WHAT THE TASK REQUIRES: Set down exactly the lines from the one with "Convert this chart to Chart.js code." to the one with "const etiquetasY = ['0', '50000', '100000', '150000', '200000'];", both included, and no line outside that range.

DATA SUPPLIED:
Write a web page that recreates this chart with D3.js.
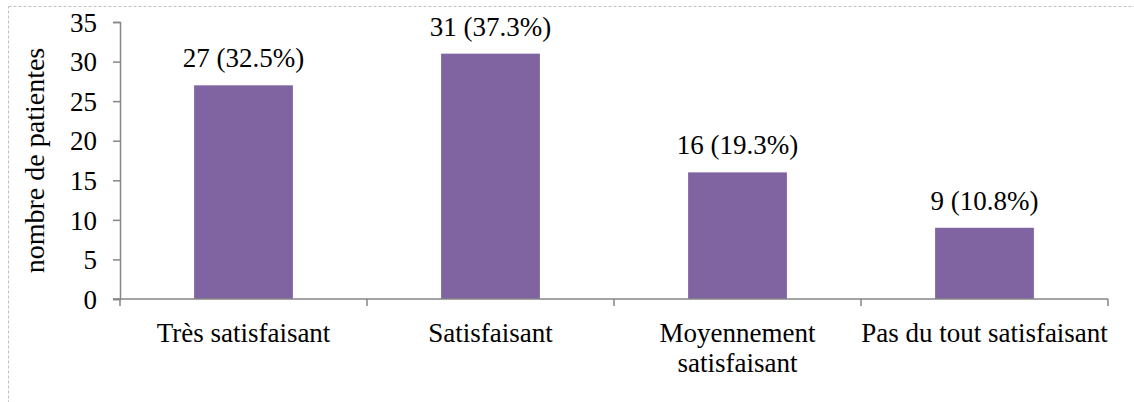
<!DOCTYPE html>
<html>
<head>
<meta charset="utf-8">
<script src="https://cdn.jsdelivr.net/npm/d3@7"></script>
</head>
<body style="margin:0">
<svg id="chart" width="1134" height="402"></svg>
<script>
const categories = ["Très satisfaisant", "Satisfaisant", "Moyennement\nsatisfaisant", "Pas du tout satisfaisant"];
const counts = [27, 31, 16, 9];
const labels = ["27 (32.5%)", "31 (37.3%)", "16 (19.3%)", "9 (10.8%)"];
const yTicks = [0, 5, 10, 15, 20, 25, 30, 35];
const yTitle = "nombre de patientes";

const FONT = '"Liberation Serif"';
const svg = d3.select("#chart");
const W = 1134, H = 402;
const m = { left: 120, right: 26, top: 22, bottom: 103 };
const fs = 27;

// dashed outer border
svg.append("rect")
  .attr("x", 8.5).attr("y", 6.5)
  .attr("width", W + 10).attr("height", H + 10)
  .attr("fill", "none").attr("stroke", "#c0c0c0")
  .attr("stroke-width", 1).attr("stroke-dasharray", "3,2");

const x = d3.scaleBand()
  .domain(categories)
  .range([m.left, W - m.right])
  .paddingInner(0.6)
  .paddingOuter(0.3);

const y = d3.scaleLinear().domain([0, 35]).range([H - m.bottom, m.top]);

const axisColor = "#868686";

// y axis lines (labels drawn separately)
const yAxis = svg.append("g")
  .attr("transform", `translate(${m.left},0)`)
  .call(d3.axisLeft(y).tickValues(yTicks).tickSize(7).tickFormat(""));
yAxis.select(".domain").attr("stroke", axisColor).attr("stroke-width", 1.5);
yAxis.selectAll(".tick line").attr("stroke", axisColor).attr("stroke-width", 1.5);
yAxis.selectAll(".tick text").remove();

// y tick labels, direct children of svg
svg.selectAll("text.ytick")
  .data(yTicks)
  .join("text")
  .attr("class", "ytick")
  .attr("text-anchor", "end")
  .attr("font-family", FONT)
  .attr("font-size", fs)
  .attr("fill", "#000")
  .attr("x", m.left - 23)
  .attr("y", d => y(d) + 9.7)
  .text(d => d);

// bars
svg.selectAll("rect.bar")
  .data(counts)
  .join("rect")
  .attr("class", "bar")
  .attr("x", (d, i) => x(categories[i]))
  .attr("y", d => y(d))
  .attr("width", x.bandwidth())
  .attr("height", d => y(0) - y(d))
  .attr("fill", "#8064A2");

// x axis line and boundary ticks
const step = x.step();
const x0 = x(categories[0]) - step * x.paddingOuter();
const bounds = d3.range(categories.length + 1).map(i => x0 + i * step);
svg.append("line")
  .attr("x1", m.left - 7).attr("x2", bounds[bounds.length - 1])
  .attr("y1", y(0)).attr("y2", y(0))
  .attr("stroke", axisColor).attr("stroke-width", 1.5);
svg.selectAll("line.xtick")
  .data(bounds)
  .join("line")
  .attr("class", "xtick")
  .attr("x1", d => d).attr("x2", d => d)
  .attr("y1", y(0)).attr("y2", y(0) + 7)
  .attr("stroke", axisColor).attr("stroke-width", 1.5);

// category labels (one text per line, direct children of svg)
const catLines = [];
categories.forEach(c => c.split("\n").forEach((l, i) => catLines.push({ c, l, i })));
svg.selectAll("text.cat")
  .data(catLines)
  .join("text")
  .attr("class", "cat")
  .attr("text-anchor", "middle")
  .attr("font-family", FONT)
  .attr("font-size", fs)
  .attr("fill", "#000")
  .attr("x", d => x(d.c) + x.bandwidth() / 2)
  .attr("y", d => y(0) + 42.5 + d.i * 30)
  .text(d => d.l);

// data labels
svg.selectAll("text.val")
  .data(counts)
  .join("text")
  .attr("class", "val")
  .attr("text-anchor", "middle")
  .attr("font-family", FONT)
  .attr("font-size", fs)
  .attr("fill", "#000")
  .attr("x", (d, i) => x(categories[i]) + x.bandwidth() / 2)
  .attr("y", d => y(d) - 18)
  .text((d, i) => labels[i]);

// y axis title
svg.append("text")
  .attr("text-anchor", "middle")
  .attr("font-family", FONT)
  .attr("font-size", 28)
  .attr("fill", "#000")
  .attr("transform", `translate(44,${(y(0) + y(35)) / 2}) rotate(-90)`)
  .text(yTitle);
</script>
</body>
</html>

* * *

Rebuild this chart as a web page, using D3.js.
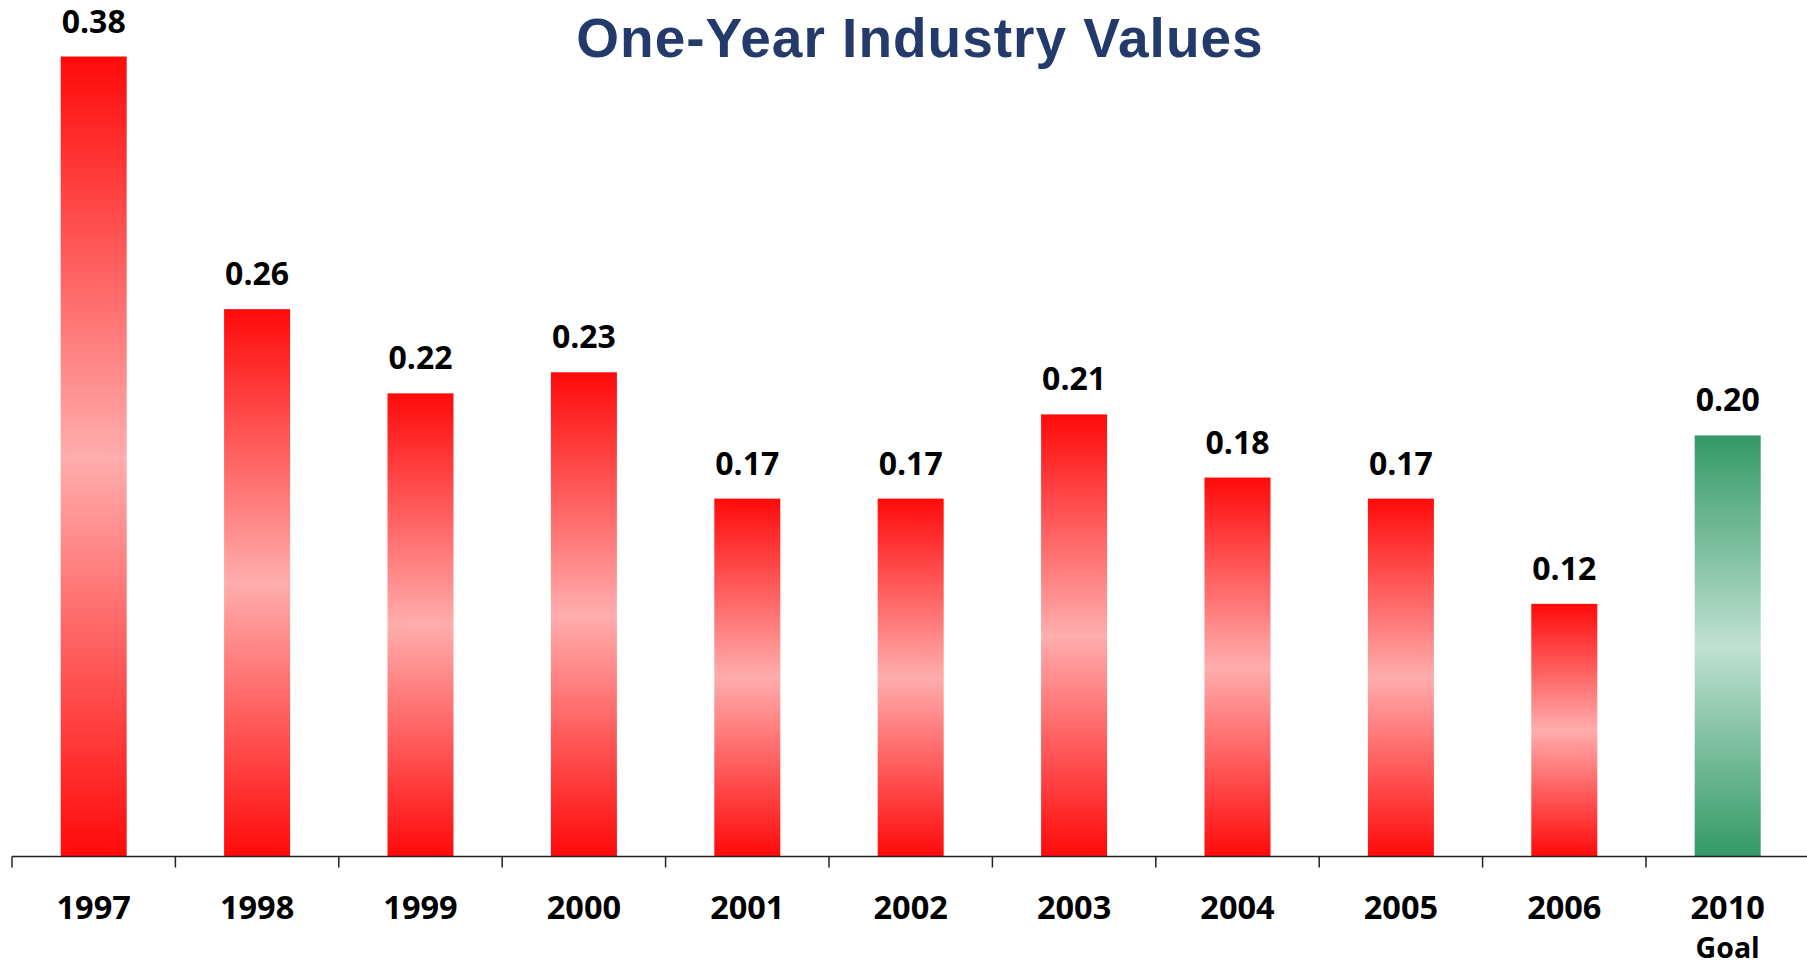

* * *

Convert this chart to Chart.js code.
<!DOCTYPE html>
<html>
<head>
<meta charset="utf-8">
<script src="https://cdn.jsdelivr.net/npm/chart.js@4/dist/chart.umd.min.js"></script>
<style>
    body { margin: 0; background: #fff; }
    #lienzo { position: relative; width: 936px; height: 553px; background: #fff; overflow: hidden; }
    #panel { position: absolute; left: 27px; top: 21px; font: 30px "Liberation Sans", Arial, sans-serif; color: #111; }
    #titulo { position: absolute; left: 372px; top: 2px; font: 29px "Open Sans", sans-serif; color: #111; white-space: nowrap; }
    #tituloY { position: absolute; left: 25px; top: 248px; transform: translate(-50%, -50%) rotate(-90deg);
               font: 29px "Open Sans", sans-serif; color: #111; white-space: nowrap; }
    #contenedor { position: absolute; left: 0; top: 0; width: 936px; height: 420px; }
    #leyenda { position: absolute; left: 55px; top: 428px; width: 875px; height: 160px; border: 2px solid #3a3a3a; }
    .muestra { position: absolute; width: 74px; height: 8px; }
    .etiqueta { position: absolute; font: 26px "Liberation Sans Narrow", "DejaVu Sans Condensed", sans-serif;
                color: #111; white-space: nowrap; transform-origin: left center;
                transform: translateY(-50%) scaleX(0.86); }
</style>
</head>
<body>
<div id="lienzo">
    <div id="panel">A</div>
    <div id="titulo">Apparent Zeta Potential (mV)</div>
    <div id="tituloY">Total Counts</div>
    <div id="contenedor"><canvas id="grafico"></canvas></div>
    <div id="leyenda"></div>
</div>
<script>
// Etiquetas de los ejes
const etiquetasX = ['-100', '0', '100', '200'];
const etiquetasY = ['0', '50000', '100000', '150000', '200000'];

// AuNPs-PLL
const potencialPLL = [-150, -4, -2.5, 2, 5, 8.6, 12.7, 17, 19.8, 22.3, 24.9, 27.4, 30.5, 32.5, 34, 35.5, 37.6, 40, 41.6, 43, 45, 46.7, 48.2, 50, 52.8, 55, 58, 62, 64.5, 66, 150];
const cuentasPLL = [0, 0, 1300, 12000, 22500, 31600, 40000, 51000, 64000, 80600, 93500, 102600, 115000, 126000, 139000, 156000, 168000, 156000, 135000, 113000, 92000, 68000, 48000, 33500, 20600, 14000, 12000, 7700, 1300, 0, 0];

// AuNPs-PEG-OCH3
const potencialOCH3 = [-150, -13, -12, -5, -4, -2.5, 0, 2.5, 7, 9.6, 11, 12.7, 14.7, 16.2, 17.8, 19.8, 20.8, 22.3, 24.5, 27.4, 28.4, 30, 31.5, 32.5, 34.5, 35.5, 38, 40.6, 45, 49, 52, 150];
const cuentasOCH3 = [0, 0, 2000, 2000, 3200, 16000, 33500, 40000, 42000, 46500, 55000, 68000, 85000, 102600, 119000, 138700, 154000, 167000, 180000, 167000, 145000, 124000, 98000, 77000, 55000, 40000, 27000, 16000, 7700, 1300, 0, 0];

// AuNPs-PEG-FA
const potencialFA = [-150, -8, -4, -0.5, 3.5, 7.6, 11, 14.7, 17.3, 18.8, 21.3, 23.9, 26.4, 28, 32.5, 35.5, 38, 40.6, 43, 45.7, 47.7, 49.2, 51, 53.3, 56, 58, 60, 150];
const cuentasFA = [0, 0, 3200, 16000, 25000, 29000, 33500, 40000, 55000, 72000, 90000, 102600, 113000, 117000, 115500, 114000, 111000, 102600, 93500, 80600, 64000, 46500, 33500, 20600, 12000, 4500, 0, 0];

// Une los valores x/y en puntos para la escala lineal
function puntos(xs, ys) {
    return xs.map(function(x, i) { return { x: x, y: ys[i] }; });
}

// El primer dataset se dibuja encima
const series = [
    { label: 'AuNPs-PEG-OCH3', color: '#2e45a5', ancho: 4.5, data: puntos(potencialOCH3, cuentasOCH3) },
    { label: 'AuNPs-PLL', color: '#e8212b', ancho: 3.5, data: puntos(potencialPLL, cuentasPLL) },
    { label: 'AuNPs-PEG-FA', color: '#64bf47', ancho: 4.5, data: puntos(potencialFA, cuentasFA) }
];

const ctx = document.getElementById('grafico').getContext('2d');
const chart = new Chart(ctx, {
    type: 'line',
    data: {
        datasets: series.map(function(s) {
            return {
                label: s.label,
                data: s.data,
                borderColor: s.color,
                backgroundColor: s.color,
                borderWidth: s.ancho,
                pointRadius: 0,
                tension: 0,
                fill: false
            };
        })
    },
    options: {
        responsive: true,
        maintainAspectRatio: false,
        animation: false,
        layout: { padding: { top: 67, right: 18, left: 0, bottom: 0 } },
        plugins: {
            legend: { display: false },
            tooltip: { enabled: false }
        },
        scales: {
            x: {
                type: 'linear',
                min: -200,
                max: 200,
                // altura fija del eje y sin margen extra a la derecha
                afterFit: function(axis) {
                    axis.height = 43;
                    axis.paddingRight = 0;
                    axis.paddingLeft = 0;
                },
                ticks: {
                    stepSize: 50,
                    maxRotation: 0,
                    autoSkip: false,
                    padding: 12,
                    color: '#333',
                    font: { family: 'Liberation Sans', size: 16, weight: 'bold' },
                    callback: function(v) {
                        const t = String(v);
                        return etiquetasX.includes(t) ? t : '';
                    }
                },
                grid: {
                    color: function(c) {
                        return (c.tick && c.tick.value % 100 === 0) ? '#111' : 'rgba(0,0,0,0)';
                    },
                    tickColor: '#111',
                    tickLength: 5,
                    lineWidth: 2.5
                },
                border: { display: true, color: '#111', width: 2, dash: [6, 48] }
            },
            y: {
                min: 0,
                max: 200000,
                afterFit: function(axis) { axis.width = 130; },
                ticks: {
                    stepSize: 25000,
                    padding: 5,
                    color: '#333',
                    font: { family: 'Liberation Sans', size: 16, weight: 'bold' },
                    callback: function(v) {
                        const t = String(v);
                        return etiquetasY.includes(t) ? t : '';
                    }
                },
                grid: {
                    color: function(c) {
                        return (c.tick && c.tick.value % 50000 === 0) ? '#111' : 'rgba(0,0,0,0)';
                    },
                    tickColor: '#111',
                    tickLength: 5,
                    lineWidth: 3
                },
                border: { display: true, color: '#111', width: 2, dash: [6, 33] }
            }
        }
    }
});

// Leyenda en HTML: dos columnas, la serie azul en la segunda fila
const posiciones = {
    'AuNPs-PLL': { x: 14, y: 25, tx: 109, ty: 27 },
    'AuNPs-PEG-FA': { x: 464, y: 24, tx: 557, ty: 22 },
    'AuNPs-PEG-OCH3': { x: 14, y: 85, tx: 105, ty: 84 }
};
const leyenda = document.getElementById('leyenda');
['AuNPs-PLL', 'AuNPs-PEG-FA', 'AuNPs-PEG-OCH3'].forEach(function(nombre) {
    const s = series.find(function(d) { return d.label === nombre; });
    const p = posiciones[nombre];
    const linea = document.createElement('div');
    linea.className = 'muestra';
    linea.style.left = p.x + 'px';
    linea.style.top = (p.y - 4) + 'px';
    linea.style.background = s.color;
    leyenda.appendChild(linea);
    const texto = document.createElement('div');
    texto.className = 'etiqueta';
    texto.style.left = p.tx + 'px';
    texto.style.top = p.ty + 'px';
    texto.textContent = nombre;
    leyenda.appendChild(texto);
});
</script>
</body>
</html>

RESULT:
Convert this chart to Chart.js code.
<!DOCTYPE html>
<html>
<head>
<meta charset="utf-8">
<script src="https://cdn.jsdelivr.net/npm/chart.js@4/dist/chart.umd.min.js"></script>
<style>
    body { margin: 0; background: #fff; }
    #lienzo { position: relative; width: 936px; height: 553px; background: #fff; overflow: hidden; }
    #panel { position: absolute; left: 27px; top: 21px; font: 30px "Liberation Sans", Arial, sans-serif; color: #111; }
    #titulo { position: absolute; left: 372px; top: 2px; font: 29px "Open Sans", sans-serif; color: #111; white-space: nowrap; }
    #tituloY { position: absolute; left: 25px; top: 248px; transform: translate(-50%, -50%) rotate(-90deg);
               font: 29px "Open Sans", sans-serif; color: #111; white-space: nowrap; }
    #contenedor { position: absolute; left: 0; top: 0; width: 936px; height: 420px; }
    #leyenda { position: absolute; left: 55px; top: 428px; width: 875px; height: 160px; border: 2px solid #3a3a3a; }
    .muestra { position: absolute; width: 74px; height: 8px; }
    .etiqueta { position: absolute; font: 26px "Liberation Sans Narrow", "DejaVu Sans Condensed", sans-serif;
                color: #111; white-space: nowrap; transform-origin: left center;
                transform: translateY(-50%) scaleX(0.86); }
</style>
</head>
<body>
<div id="lienzo">
    <div id="panel">A</div>
    <div id="titulo">Apparent Zeta Potential (mV)</div>
    <div id="tituloY">Total Counts</div>
    <div id="contenedor"><canvas id="grafico"></canvas></div>
    <div id="leyenda"></div>
</div>
<script>
// Etiquetas de los ejes
const etiquetasX = ['-100', '0', '100', '200'];
const etiquetasY = ['0', '50000', '100000', '150000', '200000'];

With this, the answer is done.